— TASK DETAILS —
Using the records that follow, reproduce exactly the lines starting at the line containing "Give me the" and ending at the line containing "Arial, Helvetica, sans-serif';". Include both end lines and no pictures.

— PROVIDED MATERIAL —
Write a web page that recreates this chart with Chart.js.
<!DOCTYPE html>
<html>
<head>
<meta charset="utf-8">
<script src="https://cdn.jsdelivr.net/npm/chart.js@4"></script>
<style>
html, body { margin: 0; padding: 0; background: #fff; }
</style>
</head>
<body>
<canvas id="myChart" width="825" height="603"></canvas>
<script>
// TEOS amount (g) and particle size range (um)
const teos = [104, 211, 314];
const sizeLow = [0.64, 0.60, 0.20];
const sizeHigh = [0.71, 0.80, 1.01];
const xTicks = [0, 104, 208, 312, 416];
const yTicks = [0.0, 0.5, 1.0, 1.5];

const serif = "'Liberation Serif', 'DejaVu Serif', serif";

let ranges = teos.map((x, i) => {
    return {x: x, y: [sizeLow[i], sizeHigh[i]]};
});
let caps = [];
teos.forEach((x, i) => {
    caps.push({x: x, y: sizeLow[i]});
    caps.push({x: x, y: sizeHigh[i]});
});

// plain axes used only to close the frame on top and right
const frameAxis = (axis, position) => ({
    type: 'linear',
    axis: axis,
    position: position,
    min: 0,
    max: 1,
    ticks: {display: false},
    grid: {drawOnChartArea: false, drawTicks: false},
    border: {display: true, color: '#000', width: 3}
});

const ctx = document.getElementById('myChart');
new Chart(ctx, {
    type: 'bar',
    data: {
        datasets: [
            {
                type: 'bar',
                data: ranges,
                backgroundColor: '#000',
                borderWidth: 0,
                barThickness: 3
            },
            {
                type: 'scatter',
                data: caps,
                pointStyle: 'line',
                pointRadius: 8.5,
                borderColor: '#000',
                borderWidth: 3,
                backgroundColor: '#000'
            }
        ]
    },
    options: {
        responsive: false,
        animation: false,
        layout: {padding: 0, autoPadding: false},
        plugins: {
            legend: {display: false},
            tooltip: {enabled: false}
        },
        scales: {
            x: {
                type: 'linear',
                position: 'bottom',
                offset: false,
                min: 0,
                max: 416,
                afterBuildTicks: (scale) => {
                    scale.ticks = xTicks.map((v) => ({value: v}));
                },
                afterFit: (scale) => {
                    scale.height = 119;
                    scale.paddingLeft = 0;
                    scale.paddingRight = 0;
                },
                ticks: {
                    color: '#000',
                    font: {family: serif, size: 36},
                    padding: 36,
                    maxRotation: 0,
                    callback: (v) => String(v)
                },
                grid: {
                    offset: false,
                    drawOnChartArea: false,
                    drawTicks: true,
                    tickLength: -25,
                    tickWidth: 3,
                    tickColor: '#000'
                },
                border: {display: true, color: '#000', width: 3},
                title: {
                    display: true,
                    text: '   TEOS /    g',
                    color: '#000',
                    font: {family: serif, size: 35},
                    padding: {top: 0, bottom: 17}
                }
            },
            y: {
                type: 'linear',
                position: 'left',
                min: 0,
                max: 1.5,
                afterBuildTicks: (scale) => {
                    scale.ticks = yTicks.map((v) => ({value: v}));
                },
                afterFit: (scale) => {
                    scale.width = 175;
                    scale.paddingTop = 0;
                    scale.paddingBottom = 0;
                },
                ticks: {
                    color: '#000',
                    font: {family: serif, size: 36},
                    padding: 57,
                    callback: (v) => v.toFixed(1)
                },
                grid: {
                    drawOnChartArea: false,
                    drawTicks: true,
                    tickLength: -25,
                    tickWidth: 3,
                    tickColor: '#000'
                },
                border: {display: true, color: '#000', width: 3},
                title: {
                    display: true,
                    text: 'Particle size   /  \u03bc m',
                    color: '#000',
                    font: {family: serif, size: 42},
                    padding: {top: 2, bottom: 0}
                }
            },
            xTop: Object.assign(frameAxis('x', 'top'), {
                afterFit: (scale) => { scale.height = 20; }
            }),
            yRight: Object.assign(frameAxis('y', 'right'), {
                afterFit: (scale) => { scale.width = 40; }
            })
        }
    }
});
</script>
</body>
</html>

--

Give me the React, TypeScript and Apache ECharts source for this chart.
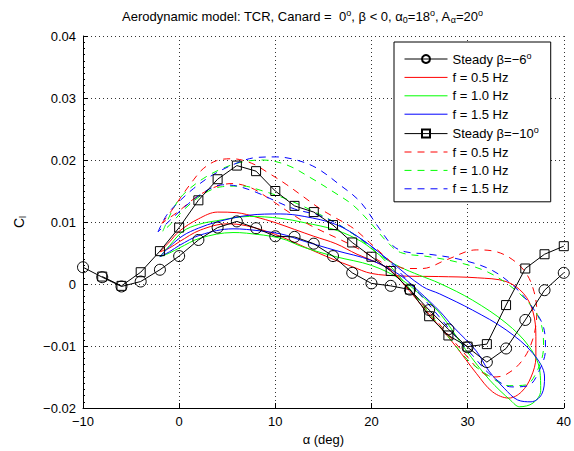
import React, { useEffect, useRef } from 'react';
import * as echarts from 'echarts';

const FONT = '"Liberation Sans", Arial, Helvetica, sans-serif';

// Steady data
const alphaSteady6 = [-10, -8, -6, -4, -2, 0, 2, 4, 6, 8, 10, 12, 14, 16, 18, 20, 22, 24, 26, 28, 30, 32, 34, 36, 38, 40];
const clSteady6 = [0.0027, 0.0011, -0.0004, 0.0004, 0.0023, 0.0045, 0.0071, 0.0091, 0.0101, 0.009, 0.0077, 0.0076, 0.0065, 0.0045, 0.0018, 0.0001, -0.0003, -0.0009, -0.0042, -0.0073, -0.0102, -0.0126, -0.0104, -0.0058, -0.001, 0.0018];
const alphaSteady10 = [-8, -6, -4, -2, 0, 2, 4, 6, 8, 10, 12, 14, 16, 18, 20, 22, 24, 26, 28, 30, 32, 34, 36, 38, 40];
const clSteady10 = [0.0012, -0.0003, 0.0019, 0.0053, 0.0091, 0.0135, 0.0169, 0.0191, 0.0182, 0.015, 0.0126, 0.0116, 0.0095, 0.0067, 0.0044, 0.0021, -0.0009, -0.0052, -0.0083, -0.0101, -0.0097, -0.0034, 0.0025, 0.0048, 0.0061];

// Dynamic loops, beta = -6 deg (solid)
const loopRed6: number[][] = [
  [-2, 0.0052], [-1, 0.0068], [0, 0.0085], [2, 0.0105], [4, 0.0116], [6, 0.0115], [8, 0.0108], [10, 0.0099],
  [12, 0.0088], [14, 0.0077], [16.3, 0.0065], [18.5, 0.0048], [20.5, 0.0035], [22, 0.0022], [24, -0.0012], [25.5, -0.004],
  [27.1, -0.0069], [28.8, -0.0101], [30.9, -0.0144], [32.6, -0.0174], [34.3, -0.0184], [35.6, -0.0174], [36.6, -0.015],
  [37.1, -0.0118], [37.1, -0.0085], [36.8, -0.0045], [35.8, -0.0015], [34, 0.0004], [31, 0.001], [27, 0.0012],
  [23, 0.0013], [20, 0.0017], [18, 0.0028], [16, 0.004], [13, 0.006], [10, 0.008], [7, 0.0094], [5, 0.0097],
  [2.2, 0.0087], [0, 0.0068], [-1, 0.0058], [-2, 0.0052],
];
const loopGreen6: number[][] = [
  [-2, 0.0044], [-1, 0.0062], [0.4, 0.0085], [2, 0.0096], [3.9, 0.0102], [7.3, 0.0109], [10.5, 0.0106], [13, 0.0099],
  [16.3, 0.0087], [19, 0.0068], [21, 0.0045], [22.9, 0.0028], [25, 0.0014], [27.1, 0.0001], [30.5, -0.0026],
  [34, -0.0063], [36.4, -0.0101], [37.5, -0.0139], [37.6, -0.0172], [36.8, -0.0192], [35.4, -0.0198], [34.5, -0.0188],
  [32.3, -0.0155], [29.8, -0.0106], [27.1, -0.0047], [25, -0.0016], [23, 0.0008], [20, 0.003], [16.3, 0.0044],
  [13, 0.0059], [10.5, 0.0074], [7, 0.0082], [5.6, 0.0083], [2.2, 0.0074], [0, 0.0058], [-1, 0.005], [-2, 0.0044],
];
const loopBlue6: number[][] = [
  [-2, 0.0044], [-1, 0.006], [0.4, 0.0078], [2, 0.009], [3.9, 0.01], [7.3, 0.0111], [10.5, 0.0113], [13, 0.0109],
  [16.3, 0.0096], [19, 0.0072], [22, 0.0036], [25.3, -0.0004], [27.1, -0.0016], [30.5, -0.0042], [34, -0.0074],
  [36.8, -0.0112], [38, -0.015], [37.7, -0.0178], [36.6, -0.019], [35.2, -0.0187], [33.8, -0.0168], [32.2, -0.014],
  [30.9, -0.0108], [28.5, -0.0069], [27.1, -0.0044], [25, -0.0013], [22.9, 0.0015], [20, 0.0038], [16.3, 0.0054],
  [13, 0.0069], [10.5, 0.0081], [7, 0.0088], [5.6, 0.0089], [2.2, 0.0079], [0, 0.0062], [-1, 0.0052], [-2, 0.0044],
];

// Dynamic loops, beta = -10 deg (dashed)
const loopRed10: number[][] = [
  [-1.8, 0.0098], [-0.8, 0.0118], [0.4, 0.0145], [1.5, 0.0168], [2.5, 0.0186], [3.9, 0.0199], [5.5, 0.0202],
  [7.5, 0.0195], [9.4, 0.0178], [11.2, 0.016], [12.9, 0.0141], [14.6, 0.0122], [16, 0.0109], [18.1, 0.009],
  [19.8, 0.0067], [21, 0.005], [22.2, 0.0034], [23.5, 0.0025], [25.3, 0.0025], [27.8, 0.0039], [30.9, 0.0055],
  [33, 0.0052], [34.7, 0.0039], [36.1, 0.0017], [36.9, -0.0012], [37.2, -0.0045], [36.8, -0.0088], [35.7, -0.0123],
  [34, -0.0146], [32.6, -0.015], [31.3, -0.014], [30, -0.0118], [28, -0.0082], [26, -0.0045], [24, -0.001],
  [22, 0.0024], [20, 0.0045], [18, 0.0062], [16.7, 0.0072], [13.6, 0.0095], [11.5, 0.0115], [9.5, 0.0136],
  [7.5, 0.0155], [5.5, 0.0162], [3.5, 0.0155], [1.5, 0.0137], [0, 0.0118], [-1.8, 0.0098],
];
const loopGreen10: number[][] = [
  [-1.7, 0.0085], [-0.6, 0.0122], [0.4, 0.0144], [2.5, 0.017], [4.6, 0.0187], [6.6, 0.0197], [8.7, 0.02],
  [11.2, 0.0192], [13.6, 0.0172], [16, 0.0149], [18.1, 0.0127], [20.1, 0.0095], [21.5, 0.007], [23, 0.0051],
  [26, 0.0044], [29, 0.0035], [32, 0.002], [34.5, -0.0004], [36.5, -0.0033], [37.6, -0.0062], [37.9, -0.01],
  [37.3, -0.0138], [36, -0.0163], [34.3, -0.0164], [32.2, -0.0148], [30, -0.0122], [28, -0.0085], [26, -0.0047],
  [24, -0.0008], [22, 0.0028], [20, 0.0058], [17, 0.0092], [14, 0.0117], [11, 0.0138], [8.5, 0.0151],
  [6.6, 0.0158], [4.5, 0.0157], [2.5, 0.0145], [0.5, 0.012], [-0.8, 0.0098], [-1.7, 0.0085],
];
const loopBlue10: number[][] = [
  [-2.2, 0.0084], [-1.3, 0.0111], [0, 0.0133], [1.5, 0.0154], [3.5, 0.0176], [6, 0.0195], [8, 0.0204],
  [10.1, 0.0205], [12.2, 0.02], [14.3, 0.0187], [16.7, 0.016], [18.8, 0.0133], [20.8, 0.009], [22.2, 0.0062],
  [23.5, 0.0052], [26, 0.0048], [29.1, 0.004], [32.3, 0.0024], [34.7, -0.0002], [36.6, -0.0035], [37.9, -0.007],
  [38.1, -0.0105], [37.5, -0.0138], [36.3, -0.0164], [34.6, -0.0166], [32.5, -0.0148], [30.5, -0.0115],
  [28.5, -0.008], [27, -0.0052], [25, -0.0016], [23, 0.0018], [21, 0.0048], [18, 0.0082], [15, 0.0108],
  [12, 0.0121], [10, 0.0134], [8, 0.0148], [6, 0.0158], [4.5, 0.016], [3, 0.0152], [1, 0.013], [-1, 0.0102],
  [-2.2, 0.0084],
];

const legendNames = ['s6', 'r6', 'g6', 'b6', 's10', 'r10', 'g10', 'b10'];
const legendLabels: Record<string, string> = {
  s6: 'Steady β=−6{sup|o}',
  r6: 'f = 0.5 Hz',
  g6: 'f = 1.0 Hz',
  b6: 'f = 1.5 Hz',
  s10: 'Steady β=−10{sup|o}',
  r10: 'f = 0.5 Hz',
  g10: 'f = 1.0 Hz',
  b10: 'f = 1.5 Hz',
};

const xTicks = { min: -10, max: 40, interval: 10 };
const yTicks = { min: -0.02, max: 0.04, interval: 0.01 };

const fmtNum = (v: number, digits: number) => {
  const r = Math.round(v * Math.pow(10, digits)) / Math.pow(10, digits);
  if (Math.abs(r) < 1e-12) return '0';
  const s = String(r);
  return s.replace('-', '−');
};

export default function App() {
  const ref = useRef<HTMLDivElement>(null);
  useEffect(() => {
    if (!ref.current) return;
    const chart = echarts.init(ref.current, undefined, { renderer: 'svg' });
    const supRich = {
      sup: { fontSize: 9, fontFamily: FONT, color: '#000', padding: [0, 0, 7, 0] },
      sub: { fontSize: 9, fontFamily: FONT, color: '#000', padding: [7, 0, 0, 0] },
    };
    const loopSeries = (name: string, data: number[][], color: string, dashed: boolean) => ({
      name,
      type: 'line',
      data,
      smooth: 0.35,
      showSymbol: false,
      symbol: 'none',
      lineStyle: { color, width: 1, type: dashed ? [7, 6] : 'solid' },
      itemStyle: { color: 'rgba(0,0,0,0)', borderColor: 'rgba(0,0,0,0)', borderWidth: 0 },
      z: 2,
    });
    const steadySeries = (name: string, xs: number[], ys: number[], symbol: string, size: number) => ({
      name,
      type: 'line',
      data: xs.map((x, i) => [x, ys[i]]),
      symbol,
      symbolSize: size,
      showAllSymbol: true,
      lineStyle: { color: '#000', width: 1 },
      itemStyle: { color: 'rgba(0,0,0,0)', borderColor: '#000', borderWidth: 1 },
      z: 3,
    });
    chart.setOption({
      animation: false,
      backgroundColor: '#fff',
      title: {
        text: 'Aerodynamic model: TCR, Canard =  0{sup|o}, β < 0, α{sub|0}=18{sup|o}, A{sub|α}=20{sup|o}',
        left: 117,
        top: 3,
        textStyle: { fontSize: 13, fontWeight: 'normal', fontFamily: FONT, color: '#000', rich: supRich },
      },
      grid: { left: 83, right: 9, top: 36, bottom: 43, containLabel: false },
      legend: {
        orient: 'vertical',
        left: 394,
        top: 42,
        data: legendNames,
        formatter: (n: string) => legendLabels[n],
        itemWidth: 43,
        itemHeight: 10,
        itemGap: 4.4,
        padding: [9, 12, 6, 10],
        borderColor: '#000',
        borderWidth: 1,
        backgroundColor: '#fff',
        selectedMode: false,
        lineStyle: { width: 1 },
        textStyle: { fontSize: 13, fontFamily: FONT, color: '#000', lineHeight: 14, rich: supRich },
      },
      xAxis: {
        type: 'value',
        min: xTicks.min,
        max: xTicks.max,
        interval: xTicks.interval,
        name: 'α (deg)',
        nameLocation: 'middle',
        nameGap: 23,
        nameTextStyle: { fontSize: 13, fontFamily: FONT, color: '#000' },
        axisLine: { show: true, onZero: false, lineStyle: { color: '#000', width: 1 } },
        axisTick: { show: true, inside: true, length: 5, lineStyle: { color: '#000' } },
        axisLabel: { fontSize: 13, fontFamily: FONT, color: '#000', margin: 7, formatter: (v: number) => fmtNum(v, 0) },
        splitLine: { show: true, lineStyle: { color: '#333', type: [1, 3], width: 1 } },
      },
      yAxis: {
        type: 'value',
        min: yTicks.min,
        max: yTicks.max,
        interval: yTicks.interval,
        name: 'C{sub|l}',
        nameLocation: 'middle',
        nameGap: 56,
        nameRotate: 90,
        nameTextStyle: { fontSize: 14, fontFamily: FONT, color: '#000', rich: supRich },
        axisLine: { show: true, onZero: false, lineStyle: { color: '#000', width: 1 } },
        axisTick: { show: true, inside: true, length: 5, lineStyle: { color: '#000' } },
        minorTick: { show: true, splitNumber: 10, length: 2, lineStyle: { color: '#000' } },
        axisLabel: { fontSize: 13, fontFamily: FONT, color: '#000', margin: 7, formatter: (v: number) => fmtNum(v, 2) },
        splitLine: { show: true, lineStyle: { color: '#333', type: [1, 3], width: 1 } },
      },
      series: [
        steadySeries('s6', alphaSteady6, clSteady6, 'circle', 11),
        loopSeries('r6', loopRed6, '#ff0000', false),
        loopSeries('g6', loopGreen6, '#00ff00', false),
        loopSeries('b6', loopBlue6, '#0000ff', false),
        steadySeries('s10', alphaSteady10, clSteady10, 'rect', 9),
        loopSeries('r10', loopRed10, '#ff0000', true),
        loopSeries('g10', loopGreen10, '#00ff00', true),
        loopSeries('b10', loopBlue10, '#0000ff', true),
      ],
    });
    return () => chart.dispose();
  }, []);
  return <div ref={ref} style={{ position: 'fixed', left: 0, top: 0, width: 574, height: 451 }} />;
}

— RESULT OF THE EXERCISE —
Give me the React, TypeScript and Apache ECharts source for this chart.
import React, { useEffect, useRef } from 'react';
import * as echarts from 'echarts';

const FONT = '"Liberation Sans", Arial, Helvetica, sans-serif';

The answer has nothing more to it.